Assessing 2010’s Best Films, Performances Thus Far
By T.T. Stern-Enzi
As the summer days and the first half of the year slip away, the time is right for a recap of the best films so far before we dive into the rich cool waters of a prestigious fall season. Last year’s eventual Best Picture and Best Director combo (Kathryn Bigelow’s The Hurt Locker) was a late summer release, one that failewd to captivate audiences in theaters as expected, but it rode its status as a critical darling (and Bigelow’s historic implications) all the way home. No film thus far has that kind of cachet, but a couple of summer titles might find themselves camped out on Oscar’s doorstep.
Oscar Nomination Locks_______
The Best Picture field remains at 10, which means that two box office faves from this blockbuster season have likely snagged spots. Wait for it…Toy Story 3 and Inception. No surprise, right? Toy Story 3 has one of the most emotionally and narratively nuanced stories of the year and it doesn’t matter whether we’re talking animated f eatures or live action.

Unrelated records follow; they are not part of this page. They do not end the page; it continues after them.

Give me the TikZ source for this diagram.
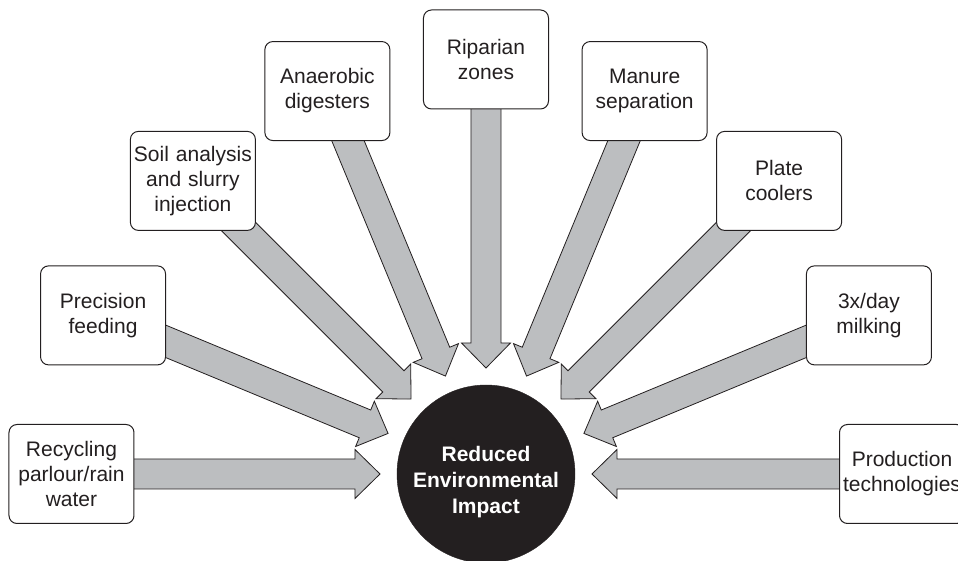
\documentclass[tikz,border=0pt]{standalone}
\usepackage{fontspec}
\setmainfont{Liberation Sans}
\usetikzlibrary{calc,backgrounds,positioning}
\definecolor{HubInk}{HTML}{231F20}
\definecolor{ArrowGrey}{HTML}{BCBEC0}

\begin{document}
\begin{tikzpicture}[x=1pt, y=1pt,
  card/.style={rounded corners=8pt, fill=white, draw=HubInk, line width=1pt,
               minimum width=125pt, minimum height=99pt, text width=122pt,
               align=center, inner sep=1pt,
               font=\fontsize{21}{25}\selectfont\color{HubInk}},
  hubnode/.style={circle, fill=HubInk, draw=HubInk, minimum size=178pt, inner sep=0pt},
  hubtext/.style={align=center, text=white, inner sep=0pt,
                  font=\fontsize{21}{26}\selectfont\bfseries},
  flow/.style={fill=ArrowGrey, draw=HubInk, line width=0.8pt, line join=miter}]
  \useasboundingbox (-486,-87) rectangle (472,474);
  \node[hubnode] (hub) at (0,0) {};
  \node[hubtext] (hublabel) at ([yshift=-8pt]hub.center) {Reduced\\ Environmental\\ Impact};
  \node[card] (recycle)  at (180:414.5)   {Recycling\\ parlour/rain\\ water};
  \node[card] (feeding)  at (157.5:414.5) {Precision\\ feeding};
  \node[card] (soil)     at (135:414.5)   {Soil analysis\\ and slurry\\ injection};
  \node[card] (digester) at (112.5:414.5) {Anaerobic\\ digesters};
  \node[card] (riparian) at (90:414.5)    {Riparian\\ zones};
  \node[card] (manure)   at (67.5:414.5)  {Manure\\ separation};
  \node[card] (cooler)   at (45:414.5)    {Plate\\ coolers};
  \node[card] (milking)  at (22.5:414.5)  {3x/day\\ milking};
  \node[card] (tech)     at (0:416)       {Production\\ technologies};
  % block arrows, behind the cards
  \begin{scope}[on background layer]
    \foreach \n in {recycle,feeding,soil,digester,riparian,manure,cooler,milking,tech}{
      \coordinate (hb) at ($(hub.center)!131pt!(\n.center)$);
      \coordinate (tp) at ($(hub.center)!106pt!(\n.center)$);
      \draw[flow] ($(\n.center)!15pt!90:(hub.center)$) -- ($(hb)!15pt!-90:(\n.center)$)
        -- ($(hb)!24.5pt!-90:(\n.center)$) -- (tp) -- ($(hb)!24.5pt!90:(\n.center)$)
        -- ($(hb)!15pt!90:(\n.center)$) -- ($(\n.center)!15pt!-90:(hub.center)$) -- cycle;
    }
  \end{scope}
\end{tikzpicture}
\end{document}
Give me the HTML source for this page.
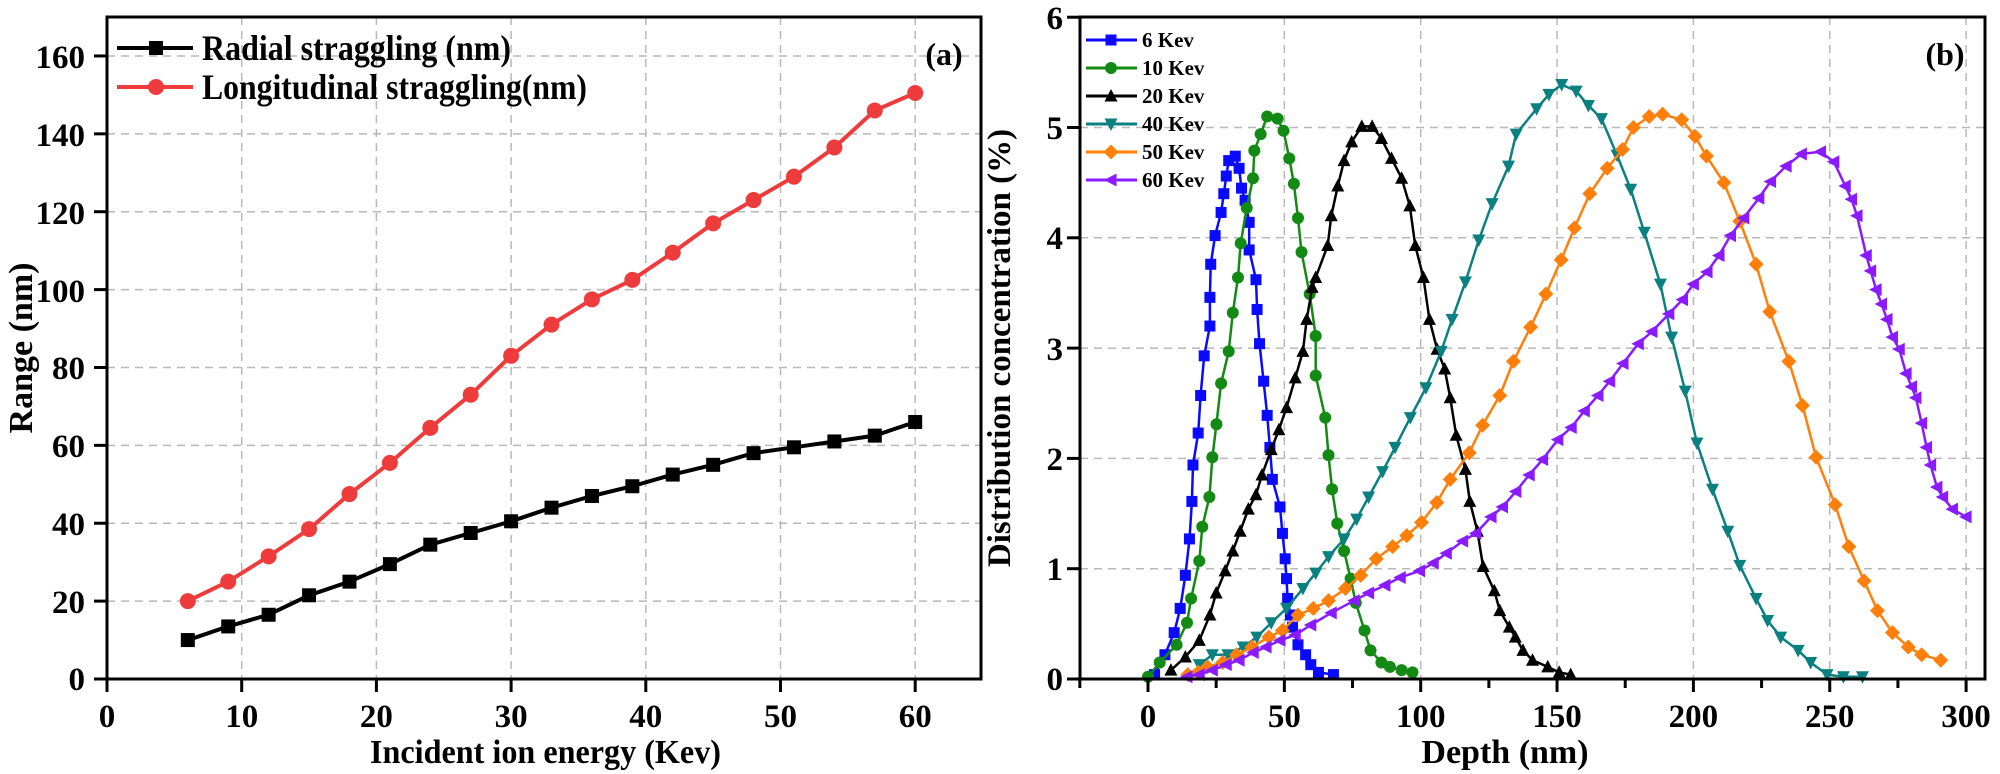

As for Inception, director Christopher Nolan may as well have implanted the idea of a nomination in the minds of Academy voters. Even so, the real trick will be finding out if he slipped it deep enough to earn the win he (and his faithful fans) have been dreaming of for some time now.
I’m amazed that a performance from the early portion of the year remains extremely vivid, especially considering I’ve never been a huge fan of the actor in question. Who is it, you’re wondering? Well, it’s none other than Ben Stiller from Greenberg. The guy has weaseled his way into my psyche playing a downright annoying character I wouldn’t want to spend five minutes with outside the confines of the screen. Go figure. And in terms of actresses, I have a similar begrudging respect for Annette Bening who has never dazzled me as she has others, but this year she’s had two plum roles in Rodrigo Garcia’s Mother and Child and the summer indie hit The Kids Are All Right from Lisa Cholodenko, which means that she could, if the studios play their cards right, earn lead and supporting nominations.
Every year critics bemoan the dearth of quality films and prematurely announce the death of cinema. Over the past decade, I’ve joined that hallowed choir a few times myself, but I won’t do it this year. I wouldn’t proclaim this year one of the best ever, but it has produced a number of movies that teased and tickled my passion for motion pictures. I’ve enjoyed the revenge of the nerds (Kick-Ass and Scott Pilgrim vs the World), the crotchety old-timers (Michael Douglas in Solitary Man and Robert Duvall in Get Low), the feisty young girls (Noomi Rapace from The Girl With the Dragon Tattoo and The Girl Who Played With Fire and Jennifer Lawrence from Winter’s Bone), and the incomparable Joan Rivers who certainly is a piece of work.
So far, but thankfully there’s much more to come.